The creature whose numbers were delpleted most in the 2006 mid-term elections was the moderate Republican, now more than ever an endangered species. The prime example of this was Rhode Island Senator Lincoln Chafee. His father was a well loved Senator for the state and his political posistions should have ensured him an easy 60% of the vote as he effortlessly covered the centre ground. He lost because he was a running in an election cycle and a state that would rather see a highly partisan liberal Democrat become Senator than any Republican even if Chafee would end up endorsing Obama for President the following year.

These liberal or moderate Republicans were so because they were running in moderate districts and states, (Chafee's own Rhode Island last went Republican in a Presidential election in 1984) and it was in these 'swing states' that Democrats made gains. It was these districts that decided the fate of the House and Senate in 2006. It was the vast numbers of Independents who decided to register a Democrats and the dwindling numbers of Republicans that sewed the seeds of victory for Obama in November.

The Democrats are in their strongest posistion since Watergate or 1964. The Republican brand is tarnished after 8 years of Bush, The Whitehouse, Congress and State Capitals are full of Democrats and Barack Obama has an ambitious agenda that if he comes close to suceeding on could deliver him a comfortable reelection. Yet the administration is desperate to appear bipartisan by working with the last three moderate Republicans in the US, Senators Snowe, Collins and Specter (all top Democrat targets when the seats come up for reelection).

These three do not represent their party or even a wing of the GOP. Not one Republican in the House voted for the stimulus package.

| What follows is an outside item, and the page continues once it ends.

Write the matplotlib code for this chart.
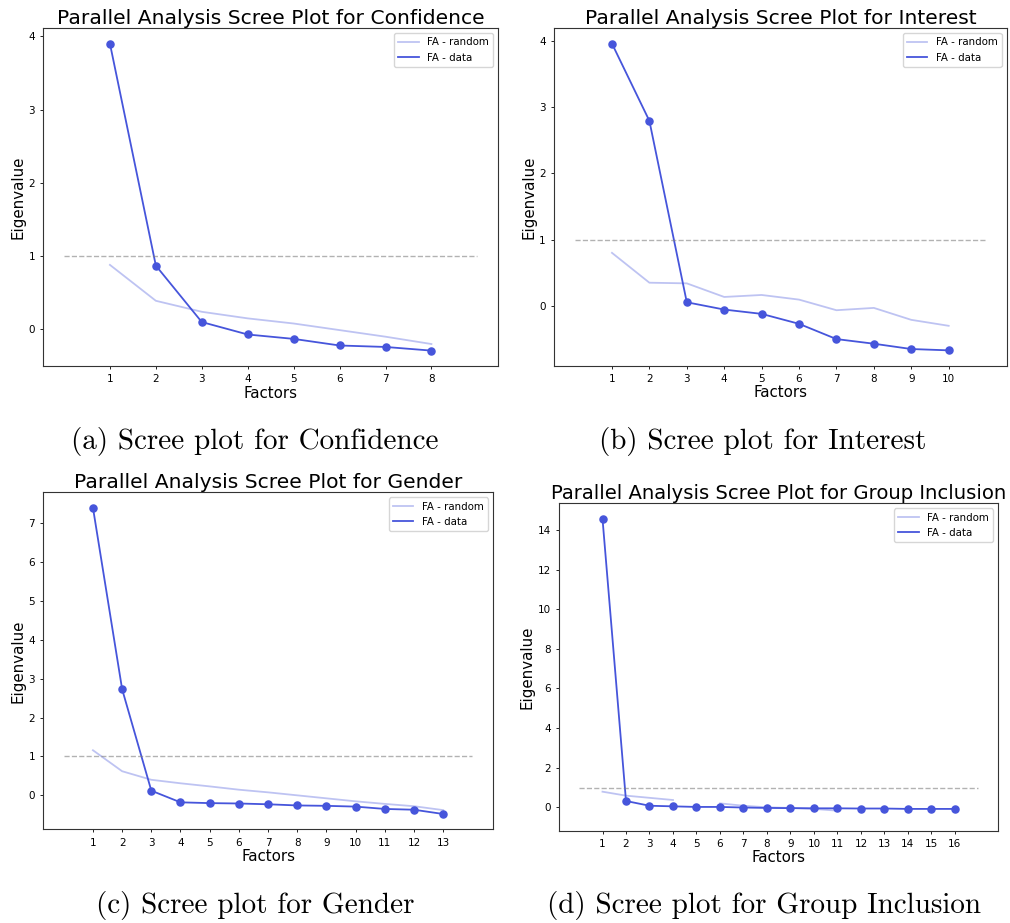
import numpy as np
import matplotlib
matplotlib.use("Agg")
import matplotlib.pyplot as plt

# eigenvalues
conf_data = [3.90, 0.87, 0.10, -0.07, -0.13, -0.22, -0.24, -0.29]
conf_random = [0.88, 0.39, 0.24, 0.15, 0.08, -0.01, -0.10, -0.20]

int_data = [3.955, 2.79, 0.055, -0.055, -0.12, -0.27, -0.50, -0.57, -0.65, -0.67]
int_random = [0.80, 0.35, 0.34, 0.135, 0.165, 0.095, -0.065, -0.03, -0.21, -0.30]

gen_data = [7.40, 2.73, 0.12, -0.18, -0.20, -0.21, -0.23, -0.26, -0.27, -0.29, -0.35, -0.37, -0.48]
gen_random = [1.16, 0.62, 0.40, 0.31, 0.23, 0.145, 0.077, 0.0, -0.077, -0.154, -0.22, -0.28, -0.38]

grp_data = [14.57, 0.32, 0.08, 0.05, 0.02, 0.02, -0.01, -0.03, -0.04, -0.05, -0.05, -0.06, -0.06, -0.08, -0.08, -0.08]
grp_random = [0.79, 0.59, 0.48, 0.37, np.nan, 0.20, 0.08, 0.0, -0.03, -0.08, -0.17,
              np.nan, np.nan, np.nan, np.nan, np.nan]

names = ["Confidence", "Interest", "Gender", "Group Inclusion"]
captions = ["(a) Scree plot for Confidence", "(b) Scree plot for Interest",
            "(c) Scree plot for Gender", "(d) Scree plot for Group Inclusion"]

panels = [(conf_data, conf_random), (int_data, int_random),
          (gen_data, gen_random), (grp_data, grp_random)]

# axes boxes [left, bottom, width, height] in figure fractions
boxes = [[0.0429, 0.6035, 0.4502, 0.3659],
         [0.5485, 0.6038, 0.4482, 0.3656],
         [0.0429, 0.1015, 0.4450, 0.3651],
         [0.5535, 0.1000, 0.4350, 0.3547]]
title_sizes = [14.6, 14.6, 14.6, 14.1]
caption_pos = [(0.2525, 0.522), (0.7555, 0.522), (0.2525, 0.0195), (0.7565, 0.0195)]

blue = "#4655DB"

fig = plt.figure(figsize=(10.10, 9.23), dpi=100)

for i, (data, rand) in enumerate(panels):
    ax = fig.add_axes(boxes[i])
    n = len(data)
    x = np.arange(1, n + 1)
    ax.plot(x, rand, color=blue, alpha=0.35, lw=1.3, label="FA - random")
    ax.plot(x, data, color=blue, lw=1.3, label="FA - data")
    ax.scatter(x, data, color=blue, s=26, zorder=3)
    ax.plot([0, n + 1], [1, 1], color="grey", ls="--", lw=1.0, alpha=0.6)
    ax.set_xticks(x)
    ax.tick_params(labelsize=7.5, length=2.5, width=0.6)
    ax.set_xlabel("Factors", fontsize=10.8, labelpad=1)
    ax.set_ylabel("Eigenvalue", fontsize=10.8, labelpad=2)
    ax.set_title(f"Parallel Analysis Scree Plot for {names[i]}", fontsize=title_sizes[i], pad=3)
    ax.legend(loc="upper right", fontsize=7.4)
    for s in ax.spines.values():
        s.set_linewidth(0.8)
        s.set_color("#333333")
    if i == 3:
        ax.set_ylim(-1.18, 15.35)

for (cx, cy), cap in zip(caption_pos, captions):
    fig.text(cx, cy, cap, ha="center", va="center", family="cmr10", fontsize=21)

fig.savefig("out.png", dpi=100)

Yet work is getting done, bills are being passed. However the Republicans are screaming that the so called bi-partisan bill is no such thing. They are right but should it really matter? Obama is giving congressional Republicans a stick with which to beat him with and he needn't be so kind, especially as all the GOP needs to do is be obstructionist to deflate Obama's promise of bipartisanship.

For so long Republican beat the Democrats with the word 'liberal', turning it into a powerful symbol for weakness, incompetence and godlessness. Obama is worried that the GOP attacks could begin to stick again and consign the Democrats into the minority for another decade.

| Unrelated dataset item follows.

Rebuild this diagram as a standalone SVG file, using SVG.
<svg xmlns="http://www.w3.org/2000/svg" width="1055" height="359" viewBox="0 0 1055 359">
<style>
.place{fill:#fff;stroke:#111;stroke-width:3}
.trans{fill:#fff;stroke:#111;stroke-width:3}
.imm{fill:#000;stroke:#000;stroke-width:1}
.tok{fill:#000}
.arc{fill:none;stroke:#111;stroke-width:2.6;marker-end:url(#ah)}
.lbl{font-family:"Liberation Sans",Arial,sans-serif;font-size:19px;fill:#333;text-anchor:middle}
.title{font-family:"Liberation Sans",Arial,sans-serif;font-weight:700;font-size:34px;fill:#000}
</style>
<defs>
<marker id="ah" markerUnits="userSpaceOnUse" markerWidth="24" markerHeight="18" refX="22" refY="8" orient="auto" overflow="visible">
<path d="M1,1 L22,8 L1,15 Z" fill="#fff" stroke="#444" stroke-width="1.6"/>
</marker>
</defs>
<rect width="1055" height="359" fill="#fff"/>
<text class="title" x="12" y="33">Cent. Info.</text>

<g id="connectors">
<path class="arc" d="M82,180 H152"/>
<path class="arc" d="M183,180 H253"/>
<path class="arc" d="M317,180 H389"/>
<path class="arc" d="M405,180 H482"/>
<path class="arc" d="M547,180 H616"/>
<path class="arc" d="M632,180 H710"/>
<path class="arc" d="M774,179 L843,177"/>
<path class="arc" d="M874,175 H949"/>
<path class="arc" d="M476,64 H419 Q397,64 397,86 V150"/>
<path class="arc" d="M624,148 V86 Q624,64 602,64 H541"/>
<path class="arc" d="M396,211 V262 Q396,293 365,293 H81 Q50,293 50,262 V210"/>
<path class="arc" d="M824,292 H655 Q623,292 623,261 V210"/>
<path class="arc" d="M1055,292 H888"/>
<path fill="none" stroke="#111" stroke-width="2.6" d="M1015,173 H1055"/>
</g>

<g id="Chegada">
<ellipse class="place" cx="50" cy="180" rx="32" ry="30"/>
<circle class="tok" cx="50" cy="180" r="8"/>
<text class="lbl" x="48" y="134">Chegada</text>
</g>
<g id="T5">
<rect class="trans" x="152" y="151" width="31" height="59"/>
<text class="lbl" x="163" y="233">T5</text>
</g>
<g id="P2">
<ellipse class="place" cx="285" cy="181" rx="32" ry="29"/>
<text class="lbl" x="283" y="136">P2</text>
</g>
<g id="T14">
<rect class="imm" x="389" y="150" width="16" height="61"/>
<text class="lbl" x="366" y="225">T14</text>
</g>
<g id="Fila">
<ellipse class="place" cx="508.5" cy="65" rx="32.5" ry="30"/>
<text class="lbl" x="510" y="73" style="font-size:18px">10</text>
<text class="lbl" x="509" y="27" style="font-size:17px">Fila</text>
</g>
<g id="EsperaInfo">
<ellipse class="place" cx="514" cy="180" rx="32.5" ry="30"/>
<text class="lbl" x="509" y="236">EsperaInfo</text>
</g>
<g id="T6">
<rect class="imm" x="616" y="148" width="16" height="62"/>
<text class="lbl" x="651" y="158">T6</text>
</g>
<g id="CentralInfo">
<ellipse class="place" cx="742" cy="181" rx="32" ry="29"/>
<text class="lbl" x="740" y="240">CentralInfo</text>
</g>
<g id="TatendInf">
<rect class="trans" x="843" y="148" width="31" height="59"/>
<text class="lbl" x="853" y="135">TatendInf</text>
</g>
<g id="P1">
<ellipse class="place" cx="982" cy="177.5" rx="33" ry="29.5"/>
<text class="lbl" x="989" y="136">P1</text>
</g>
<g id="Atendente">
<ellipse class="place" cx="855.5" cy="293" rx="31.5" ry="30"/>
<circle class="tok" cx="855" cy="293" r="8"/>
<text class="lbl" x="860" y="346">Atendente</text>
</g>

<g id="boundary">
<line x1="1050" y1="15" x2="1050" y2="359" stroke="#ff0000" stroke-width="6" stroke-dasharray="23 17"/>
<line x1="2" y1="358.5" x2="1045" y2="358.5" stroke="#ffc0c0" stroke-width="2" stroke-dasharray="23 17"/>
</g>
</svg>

However the voters have spoken and while Obama may be looking to the next set of elections and doesn't want to give the impression the Democrats are on a runaway train he could do a better job keeping his own peope on the hill in line instead of making overtures towards the GOP that don't go anywhere.

With 1 in 2 Americans registered as Dems, getting some concrete and impressive legislation passed should be the red meat people are clamoring for.

The battle for ideas has been won by the Democrats and they need to start legislating on them.

Sunday, 15 February 2009

A bit more house keeping

My apologies for the previous post. I think I was trying to squeeze three or four posts into one. I would have loved to have posted a 2,000 word essay like I wrote on my previous (and now non-existent) blog. I realised after getting almost half way there that this was what I was doing and ended it abruptly. I think there will be another medium for my more long-winded pieces.

This is what happens when I don't post as regularly as it should.

I do, however, have a problem and that is striking the balance between analysis and commentary. I want to delve deep into these issues but I want to keep it bite-size. In an ideal world I'll use old posts containing old ideas to frame new ones - that is after all how anyone gets their head around anything.

My goal is produce something that falls somewhere between MSNBC's First Read and Five Thirty Eight when it comes to pith. I think I fell a little outside of that range. I will try and aim for my posts to be a little bit punchier in future.